** begin **

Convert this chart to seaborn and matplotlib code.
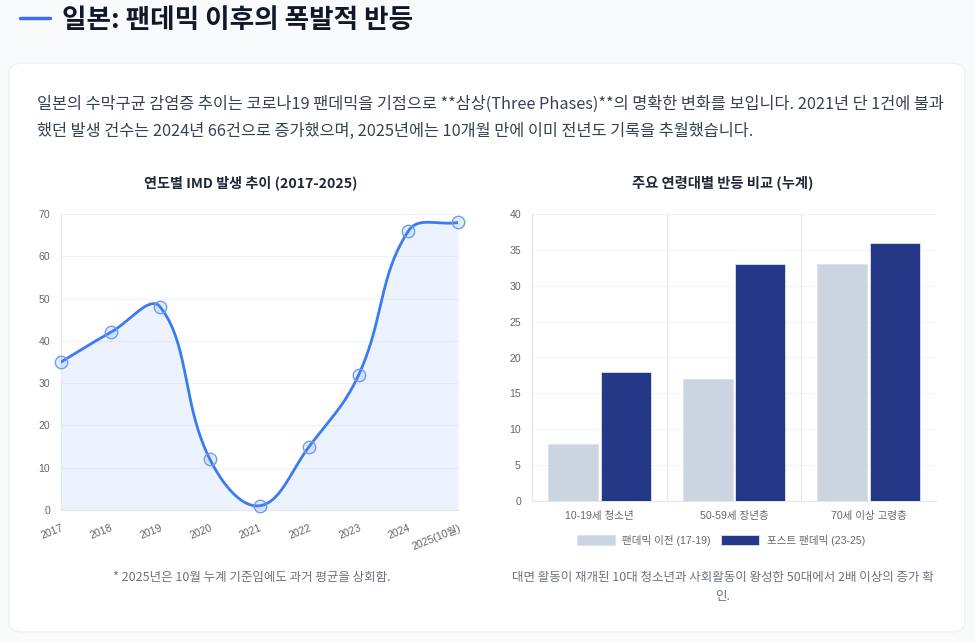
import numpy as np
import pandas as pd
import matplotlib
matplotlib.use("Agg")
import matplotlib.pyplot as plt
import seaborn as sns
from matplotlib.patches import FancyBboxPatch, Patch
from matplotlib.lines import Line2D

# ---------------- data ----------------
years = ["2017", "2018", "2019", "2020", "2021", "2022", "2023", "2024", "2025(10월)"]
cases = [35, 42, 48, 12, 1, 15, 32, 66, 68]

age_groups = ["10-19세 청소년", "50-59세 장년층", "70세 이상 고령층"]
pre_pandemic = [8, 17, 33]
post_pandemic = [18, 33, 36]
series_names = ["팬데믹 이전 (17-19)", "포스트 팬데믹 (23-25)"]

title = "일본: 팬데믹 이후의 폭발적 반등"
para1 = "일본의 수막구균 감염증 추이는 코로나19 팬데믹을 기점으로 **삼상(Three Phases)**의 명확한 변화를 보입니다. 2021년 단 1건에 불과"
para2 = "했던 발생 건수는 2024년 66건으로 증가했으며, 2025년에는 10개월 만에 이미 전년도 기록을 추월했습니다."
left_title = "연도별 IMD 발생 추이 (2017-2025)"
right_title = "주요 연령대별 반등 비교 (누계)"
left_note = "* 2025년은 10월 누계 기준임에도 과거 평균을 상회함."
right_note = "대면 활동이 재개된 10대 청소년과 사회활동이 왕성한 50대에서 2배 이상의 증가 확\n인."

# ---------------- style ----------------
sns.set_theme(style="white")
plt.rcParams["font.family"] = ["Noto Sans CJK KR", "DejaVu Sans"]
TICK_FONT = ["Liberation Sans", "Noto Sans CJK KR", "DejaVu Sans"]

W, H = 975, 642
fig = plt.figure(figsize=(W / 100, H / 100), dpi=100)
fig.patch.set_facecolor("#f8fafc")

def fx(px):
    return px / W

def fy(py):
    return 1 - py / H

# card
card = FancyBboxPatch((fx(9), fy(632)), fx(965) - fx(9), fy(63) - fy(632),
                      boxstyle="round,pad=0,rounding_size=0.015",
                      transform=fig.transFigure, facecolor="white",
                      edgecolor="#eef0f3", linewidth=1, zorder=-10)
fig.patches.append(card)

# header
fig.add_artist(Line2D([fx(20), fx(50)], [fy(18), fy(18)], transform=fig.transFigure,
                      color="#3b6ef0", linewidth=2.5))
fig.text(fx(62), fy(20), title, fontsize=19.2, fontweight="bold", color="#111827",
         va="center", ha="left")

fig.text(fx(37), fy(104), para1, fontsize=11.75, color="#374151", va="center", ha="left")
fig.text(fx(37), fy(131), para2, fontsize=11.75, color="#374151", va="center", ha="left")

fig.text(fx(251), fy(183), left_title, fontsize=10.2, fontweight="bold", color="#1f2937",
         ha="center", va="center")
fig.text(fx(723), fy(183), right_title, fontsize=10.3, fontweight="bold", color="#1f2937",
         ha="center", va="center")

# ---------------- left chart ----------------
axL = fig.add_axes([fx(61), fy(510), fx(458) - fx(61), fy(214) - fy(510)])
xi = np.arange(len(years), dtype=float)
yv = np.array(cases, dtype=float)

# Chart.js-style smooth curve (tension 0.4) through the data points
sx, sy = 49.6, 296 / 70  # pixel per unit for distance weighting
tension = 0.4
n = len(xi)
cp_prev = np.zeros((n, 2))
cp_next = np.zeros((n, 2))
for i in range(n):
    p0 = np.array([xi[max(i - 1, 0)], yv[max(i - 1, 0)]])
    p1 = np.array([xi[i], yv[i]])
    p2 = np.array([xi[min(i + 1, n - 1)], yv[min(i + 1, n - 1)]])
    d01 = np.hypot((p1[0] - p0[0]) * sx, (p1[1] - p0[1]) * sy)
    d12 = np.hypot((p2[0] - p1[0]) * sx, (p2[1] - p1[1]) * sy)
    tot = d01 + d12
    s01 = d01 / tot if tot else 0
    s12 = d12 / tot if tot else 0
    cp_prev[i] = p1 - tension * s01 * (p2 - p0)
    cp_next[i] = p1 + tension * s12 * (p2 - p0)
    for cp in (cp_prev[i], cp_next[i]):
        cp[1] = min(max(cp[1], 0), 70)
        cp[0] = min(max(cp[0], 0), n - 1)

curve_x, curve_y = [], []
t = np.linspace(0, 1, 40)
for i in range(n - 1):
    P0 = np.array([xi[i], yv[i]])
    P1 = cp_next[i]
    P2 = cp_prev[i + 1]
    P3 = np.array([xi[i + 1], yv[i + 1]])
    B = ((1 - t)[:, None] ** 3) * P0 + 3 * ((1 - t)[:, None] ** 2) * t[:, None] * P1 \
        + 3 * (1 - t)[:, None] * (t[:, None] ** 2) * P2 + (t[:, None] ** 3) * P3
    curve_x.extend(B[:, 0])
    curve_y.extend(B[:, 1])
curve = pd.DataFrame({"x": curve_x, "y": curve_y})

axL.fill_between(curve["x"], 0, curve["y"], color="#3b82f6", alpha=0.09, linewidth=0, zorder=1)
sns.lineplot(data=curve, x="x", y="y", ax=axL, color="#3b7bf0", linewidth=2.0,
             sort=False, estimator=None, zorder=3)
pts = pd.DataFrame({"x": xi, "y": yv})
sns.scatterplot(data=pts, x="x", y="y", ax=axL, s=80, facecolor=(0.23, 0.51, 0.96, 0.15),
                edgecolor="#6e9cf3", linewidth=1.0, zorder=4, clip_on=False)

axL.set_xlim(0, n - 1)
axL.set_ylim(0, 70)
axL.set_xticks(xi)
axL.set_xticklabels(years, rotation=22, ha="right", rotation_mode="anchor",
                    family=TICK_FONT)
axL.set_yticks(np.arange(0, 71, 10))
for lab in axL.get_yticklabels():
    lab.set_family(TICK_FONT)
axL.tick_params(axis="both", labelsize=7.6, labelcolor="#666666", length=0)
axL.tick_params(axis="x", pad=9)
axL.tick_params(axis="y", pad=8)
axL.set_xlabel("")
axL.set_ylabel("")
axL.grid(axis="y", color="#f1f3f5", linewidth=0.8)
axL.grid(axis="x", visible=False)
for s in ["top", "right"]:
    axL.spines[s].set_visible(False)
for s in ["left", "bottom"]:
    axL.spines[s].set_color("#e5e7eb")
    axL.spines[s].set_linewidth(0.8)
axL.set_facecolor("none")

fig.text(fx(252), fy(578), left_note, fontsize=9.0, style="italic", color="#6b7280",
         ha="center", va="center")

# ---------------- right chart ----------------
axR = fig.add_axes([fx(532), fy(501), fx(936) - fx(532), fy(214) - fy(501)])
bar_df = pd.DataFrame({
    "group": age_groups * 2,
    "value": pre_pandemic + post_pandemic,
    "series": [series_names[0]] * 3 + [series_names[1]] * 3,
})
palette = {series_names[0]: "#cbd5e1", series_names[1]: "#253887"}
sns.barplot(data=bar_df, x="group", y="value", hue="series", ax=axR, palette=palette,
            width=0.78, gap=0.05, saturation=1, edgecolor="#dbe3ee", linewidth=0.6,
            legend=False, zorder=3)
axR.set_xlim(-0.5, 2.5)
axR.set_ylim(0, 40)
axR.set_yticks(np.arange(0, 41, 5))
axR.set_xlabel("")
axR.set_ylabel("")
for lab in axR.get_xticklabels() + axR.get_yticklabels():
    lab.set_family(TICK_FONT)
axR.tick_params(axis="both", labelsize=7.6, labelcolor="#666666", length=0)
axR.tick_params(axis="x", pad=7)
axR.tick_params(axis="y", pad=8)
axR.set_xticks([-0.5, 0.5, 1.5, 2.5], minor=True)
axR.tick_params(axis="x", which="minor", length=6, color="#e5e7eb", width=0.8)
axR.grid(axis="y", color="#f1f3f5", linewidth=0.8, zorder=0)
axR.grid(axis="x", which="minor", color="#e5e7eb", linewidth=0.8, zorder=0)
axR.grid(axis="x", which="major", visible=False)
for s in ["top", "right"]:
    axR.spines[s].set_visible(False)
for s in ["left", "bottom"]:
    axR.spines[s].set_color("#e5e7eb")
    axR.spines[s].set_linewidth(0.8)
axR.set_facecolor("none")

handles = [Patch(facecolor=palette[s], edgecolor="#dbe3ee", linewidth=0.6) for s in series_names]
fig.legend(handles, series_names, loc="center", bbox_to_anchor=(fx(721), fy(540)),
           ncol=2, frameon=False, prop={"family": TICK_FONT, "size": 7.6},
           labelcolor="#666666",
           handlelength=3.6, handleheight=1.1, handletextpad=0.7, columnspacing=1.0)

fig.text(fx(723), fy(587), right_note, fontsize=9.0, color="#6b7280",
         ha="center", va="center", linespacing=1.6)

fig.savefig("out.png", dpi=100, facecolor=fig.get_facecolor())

** end **

The problem = Transcribe the opening line of the listing above, please, and every line after it through the line with "cases = [35, 42, 48, 12, 1, 15, 32, 66, 68]", word for word, without pictures.

Solution to the exercise =
Convert this chart to seaborn and matplotlib code.
import numpy as np
import pandas as pd
import matplotlib
matplotlib.use("Agg")
import matplotlib.pyplot as plt
import seaborn as sns
from matplotlib.patches import FancyBboxPatch, Patch
from matplotlib.lines import Line2D

# ---------------- data ----------------
years = ["2017", "2018", "2019", "2020", "2021", "2022", "2023", "2024", "2025(10월)"]
cases = [35, 42, 48, 12, 1, 15, 32, 66, 68]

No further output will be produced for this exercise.